This blog is for everyone who uses words.

The ordinary-sized words are for everyone, but the big ones are especially for children.

Tuesday, 20 June 2017

Thing Not To Be Today: cheesed off.

Apparently it's only the British who get cheesed off: so what, exactly, for The Word Den's non-British readers, does being cheesed off mean? 

It means to be fed-up, bored, or angry, but not quite fed-up, bored, or angry enough to go on a rampage with a wet mop.

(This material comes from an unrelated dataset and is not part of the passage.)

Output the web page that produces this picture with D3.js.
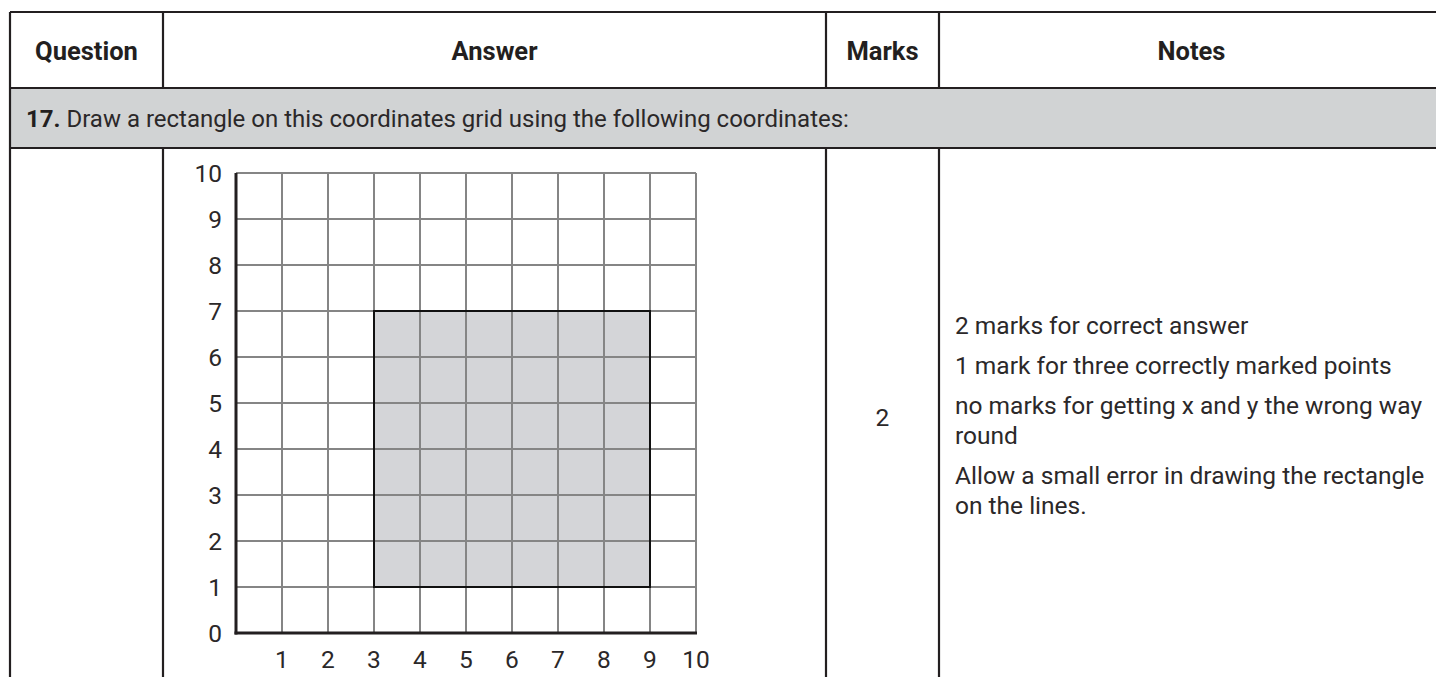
<!DOCTYPE html>
<html>
<head>
<meta charset="utf-8">
<script src="https://cdn.jsdelivr.net/npm/d3@7"></script>
<style>
  body { margin: 0; background: #fff; }
  text { font-family: Roboto, "Open Sans", sans-serif; fill: #231f20; }
  .light { font-weight: 400; fill: #2b2829; }
</style>
</head>
<body>
<div id="chart"></div>
<script>
// table contents
const headers = ["Question", "Answer", "Marks", "Notes"];
const questionNumber = "17.";
const questionText = " Draw a rectangle on this coordinates grid using the following coordinates:";
const marks = "2";
const notes = [
    ["2 marks for correct answer"],
    ["1 mark for three correctly marked points"],
    ["no marks for getting x and y the wrong way", "round"],
    ["Allow a small error in drawing the rectangle", "on the lines."]
];

// grid data
const xTicks = [1, 2, 3, 4, 5, 6, 7, 8, 9, 10];
const yTicks = [0, 1, 2, 3, 4, 5, 6, 7, 8, 9, 10];
const rectCorners = [[3, 1], [9, 7]];

const width = 1436, height = 677;
const ink = "#231f20";

const svg = d3.select("#chart").append("svg")
    .attr("width", width)
    .attr("height", height);

// table layout
const colX = [10, 163, 826, 939, 1444];
const rowY = [12, 88, 148, 720];

// grey question row
svg.append("rect")
    .attr("x", colX[0]).attr("y", rowY[1])
    .attr("width", colX[4] - colX[0]).attr("height", rowY[2] - rowY[1])
    .attr("fill", "#d1d3d4");

// horizontal rules
svg.selectAll("line.hrule")
    .data(rowY.slice(0, 3))
    .enter().append("line")
    .attr("class", "hrule")
    .attr("x1", colX[0]).attr("x2", colX[4])
    .attr("y1", d => d).attr("y2", d => d)
    .attr("stroke", ink).attr("stroke-width", 2.2);

// vertical rules (header row and body row, not through grey row)
[[rowY[0], rowY[1]], [rowY[2], rowY[3]]].forEach(([y1, y2]) => {
    svg.selectAll(null)
        .data(colX)
        .enter().append("line")
        .attr("x1", d => d).attr("x2", d => d)
        .attr("y1", y1).attr("y2", y2)
        .attr("stroke", ink).attr("stroke-width", 2.2);
});
svg.selectAll(null)
    .data([colX[0], colX[4]])
    .enter().append("line")
    .attr("x1", d => d).attr("x2", d => d)
    .attr("y1", rowY[1]).attr("y2", rowY[2])
    .attr("stroke", ink).attr("stroke-width", 2.2);

// header labels
svg.selectAll("text.header")
    .data(headers)
    .enter().append("text")
    .attr("class", "header")
    .attr("x", (d, i) => (colX[i] + colX[i + 1]) / 2)
    .attr("y", 60)
    .attr("text-anchor", "middle")
    .attr("font-size", 25.5)
    .attr("font-weight", "bold")
    .text(d => d);

// question row
const q = svg.append("text")
    .attr("x", 26).attr("y", 127)
    .attr("font-size", 24);
q.append("tspan").attr("font-weight", "bold").text(questionNumber);
q.append("tspan").attr("class", "light").text(questionText);

// coordinate grid
const x = d3.scaleLinear().domain([0, 10]).range([236, 696]);
const y = d3.scaleLinear().domain([0, 10]).range([633, 173]);

const grid = svg.append("g");

grid.append("rect")
    .attr("x", x(rectCorners[0][0]))
    .attr("y", y(rectCorners[1][1]))
    .attr("width", x(rectCorners[1][0]) - x(rectCorners[0][0]))
    .attr("height", y(rectCorners[0][1]) - y(rectCorners[1][1]))
    .attr("fill", "#d4d5d8");

grid.selectAll("line.vgrid")
    .data(xTicks)
    .enter().append("line")
    .attr("class", "vgrid")
    .attr("x1", d => x(d)).attr("x2", d => x(d))
    .attr("y1", y(0)).attr("y2", y(10))
    .attr("stroke", "#858585").attr("stroke-width", 2);

grid.selectAll("line.hgrid")
    .data(yTicks.filter(d => d > 0))
    .enter().append("line")
    .attr("class", "hgrid")
    .attr("x1", x(0)).attr("x2", x(10))
    .attr("y1", d => y(d)).attr("y2", d => y(d))
    .attr("stroke", "#858585").attr("stroke-width", 2);

grid.append("rect")
    .attr("x", x(rectCorners[0][0]))
    .attr("y", y(rectCorners[1][1]))
    .attr("width", x(rectCorners[1][0]) - x(rectCorners[0][0]))
    .attr("height", y(rectCorners[0][1]) - y(rectCorners[1][1]))
    .attr("fill", "none")
    .attr("stroke", "#111").attr("stroke-width", 2);

// axes
grid.append("line")
    .attr("x1", x(0)).attr("x2", x(0))
    .attr("y1", y(10)).attr("y2", y(0) + 1.5)
    .attr("stroke", ink).attr("stroke-width", 3);
grid.append("line")
    .attr("x1", x(0) - 1.5).attr("x2", x(10) + 1)
    .attr("y1", y(0)).attr("y2", y(0))
    .attr("stroke", ink).attr("stroke-width", 3);

grid.selectAll("text.ylab")
    .data(yTicks)
    .enter().append("text")
    .attr("class", "ylab light")
    .attr("x", x(0) - 14)
    .attr("y", d => y(d) + 8.5)
    .attr("text-anchor", "end")
    .attr("font-size", 24.5)
    .text(d => d);

grid.selectAll("text.xlab")
    .data(xTicks)
    .enter().append("text")
    .attr("class", "xlab light")
    .attr("x", d => x(d))
    .attr("y", 668)
    .attr("text-anchor", "middle")
    .attr("font-size", 24.5)
    .text(d => d);

// marks
svg.append("text")
    .attr("class", "light")
    .attr("x", (colX[2] + colX[3]) / 2)
    .attr("y", 426)
    .attr("text-anchor", "middle")
    .attr("font-size", 24.5)
    .text(marks);

// notes
let lineY = 334;
notes.forEach(par => {
    par.forEach((line, i) => {
        svg.append("text")
            .attr("class", "light")
            .attr("x", 955)
            .attr("y", lineY)
            .attr("font-size", 24.5)
            .text(line);
        lineY += i < par.length - 1 ? 30 : 40;
    });
});
</script>
</body>
</html>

It's more the sort of feeling that needs to be relieved by a long whingeing rumble of a moan.

It's how you feel when you have two essays to write; when it's raining again; when he leaves the apple core on the coaster for you to clear up for the third night running; when the fox keeps on pooing on the lawn; when yet again the supermarket has moved all the tinned tomatoes.

Yes, it takes a bit of time to get cheesed off, but all the same it seems that some people actually enjoy it - and some people (comedians, journalists, politicians) make a career out of it.

The trouble is that the approach of the habitually cheesed off is likely to make people run screaming. 

So, on the whole, a slightly amused equanimity might be a better attitude to cultivate.

Thing Not To Be Today: cheesed off. This word doesn't seem to be anything to do with the food product but perhaps with the verb to cheese which means to stop (as in cheese it!) or, in prison slang, to grovel.

Mind you, the connection with those last two meanings isn't that obvious, is it. 


Eric Partridge's guess is that this sort of cheese is the same word as cease, which comes from the Latin cēdere, to yield.